§ Your goal: Print exactly the lines from the first one down to the line containing "Chart.register(...registerables);", both ends included, with no pictures and nothing else.

§ Given material:
=-=-=

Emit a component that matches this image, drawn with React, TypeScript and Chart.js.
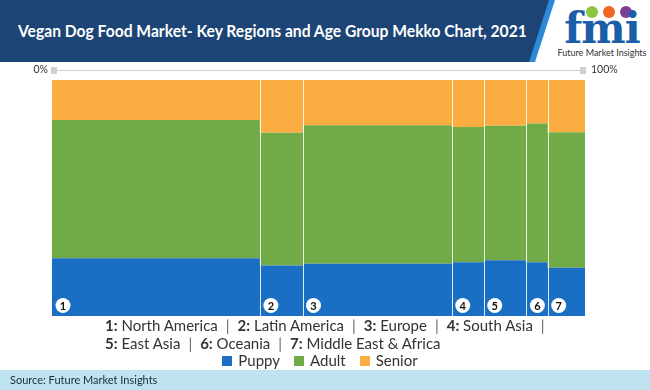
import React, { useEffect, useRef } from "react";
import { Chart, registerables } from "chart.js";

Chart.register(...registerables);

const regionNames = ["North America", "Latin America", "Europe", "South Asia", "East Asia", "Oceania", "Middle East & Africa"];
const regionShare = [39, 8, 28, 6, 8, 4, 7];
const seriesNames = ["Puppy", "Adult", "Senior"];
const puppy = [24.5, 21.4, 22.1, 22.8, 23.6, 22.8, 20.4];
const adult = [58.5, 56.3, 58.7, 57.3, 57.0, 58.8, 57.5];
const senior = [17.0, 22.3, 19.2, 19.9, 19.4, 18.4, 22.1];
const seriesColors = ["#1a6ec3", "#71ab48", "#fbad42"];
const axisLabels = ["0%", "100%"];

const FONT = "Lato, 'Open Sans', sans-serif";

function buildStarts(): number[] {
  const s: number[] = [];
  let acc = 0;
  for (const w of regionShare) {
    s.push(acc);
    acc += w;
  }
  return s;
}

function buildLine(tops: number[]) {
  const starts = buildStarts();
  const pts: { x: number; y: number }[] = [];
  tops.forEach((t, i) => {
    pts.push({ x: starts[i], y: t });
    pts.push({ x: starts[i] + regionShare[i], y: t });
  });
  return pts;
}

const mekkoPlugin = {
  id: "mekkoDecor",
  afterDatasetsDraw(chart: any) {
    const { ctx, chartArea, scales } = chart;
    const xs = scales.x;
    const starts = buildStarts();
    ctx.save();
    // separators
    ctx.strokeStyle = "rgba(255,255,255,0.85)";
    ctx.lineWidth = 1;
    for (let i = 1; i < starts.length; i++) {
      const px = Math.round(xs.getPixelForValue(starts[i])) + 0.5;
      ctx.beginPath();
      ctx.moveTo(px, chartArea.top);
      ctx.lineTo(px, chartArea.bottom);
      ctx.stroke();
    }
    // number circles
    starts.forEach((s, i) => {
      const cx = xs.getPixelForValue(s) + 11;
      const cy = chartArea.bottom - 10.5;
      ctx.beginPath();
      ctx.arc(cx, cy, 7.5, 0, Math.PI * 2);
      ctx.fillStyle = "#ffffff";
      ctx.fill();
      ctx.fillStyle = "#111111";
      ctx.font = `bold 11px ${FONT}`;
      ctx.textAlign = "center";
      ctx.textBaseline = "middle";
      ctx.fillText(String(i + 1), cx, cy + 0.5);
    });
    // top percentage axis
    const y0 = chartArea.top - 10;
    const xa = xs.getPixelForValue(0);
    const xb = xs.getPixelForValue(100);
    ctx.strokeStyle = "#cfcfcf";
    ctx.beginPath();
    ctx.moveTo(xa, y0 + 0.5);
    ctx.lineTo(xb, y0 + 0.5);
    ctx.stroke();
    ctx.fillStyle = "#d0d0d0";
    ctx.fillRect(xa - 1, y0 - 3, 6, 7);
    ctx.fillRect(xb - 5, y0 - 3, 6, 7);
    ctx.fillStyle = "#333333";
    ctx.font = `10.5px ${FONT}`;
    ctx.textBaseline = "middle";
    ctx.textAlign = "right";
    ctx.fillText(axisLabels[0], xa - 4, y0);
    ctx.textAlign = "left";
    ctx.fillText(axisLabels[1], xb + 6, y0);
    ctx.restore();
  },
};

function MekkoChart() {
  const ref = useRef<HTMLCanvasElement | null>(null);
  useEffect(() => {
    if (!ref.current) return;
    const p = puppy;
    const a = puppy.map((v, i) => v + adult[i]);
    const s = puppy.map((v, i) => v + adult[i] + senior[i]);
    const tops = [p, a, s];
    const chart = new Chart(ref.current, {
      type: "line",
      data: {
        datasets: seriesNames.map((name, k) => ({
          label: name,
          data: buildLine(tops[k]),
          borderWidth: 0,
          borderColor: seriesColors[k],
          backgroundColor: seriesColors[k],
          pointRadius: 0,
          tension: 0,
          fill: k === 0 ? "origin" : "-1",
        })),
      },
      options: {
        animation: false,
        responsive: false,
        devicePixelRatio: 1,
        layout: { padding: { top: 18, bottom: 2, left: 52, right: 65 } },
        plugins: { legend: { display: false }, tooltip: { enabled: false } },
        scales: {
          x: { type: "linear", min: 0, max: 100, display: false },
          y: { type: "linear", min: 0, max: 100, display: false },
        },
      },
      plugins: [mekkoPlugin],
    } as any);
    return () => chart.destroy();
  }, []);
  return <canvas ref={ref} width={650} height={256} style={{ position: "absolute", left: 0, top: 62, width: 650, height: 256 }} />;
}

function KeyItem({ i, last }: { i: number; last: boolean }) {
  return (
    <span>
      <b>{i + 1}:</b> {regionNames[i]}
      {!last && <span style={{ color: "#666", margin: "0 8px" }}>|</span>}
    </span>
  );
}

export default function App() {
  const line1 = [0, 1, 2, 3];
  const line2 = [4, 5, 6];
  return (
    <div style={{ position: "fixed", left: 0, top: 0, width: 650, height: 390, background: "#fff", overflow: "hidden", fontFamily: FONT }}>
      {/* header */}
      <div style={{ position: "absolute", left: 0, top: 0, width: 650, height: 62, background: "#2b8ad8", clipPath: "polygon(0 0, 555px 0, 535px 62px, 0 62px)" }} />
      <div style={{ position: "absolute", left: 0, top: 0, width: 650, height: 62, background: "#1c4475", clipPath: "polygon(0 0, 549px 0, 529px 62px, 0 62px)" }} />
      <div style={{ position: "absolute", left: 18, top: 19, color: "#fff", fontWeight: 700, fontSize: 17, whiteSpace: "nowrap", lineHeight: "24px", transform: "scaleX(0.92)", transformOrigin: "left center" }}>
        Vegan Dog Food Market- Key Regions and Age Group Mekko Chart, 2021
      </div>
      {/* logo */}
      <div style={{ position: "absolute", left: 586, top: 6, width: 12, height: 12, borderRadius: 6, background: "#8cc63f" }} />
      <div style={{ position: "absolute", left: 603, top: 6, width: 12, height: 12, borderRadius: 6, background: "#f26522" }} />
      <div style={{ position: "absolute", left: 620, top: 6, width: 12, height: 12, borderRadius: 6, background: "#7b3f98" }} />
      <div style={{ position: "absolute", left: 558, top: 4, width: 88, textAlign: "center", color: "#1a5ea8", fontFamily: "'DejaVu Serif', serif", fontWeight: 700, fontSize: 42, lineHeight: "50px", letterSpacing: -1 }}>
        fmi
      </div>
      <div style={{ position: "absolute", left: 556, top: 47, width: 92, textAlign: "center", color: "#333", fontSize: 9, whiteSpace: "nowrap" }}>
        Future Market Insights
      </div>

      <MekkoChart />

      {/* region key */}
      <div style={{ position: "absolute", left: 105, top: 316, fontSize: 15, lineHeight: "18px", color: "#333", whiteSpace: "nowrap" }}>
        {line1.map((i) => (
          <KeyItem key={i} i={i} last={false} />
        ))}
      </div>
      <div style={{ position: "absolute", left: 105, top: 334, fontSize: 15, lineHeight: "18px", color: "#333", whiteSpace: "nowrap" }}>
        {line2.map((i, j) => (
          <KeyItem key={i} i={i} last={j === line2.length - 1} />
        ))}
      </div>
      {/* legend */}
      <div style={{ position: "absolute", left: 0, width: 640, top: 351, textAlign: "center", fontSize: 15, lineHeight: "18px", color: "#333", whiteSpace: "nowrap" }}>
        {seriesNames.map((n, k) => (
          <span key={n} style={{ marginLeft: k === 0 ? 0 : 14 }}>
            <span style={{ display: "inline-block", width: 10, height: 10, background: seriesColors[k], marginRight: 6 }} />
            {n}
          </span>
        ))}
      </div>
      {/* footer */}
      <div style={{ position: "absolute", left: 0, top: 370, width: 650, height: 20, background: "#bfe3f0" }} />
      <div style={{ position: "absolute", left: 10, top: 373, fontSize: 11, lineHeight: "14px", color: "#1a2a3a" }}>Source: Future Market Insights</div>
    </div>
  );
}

=-=-=

§ Answer to this task:
Emit a component that matches this image, drawn with React, TypeScript and Chart.js.
import React, { useEffect, useRef } from "react";
import { Chart, registerables } from "chart.js";

Chart.register(...registerables);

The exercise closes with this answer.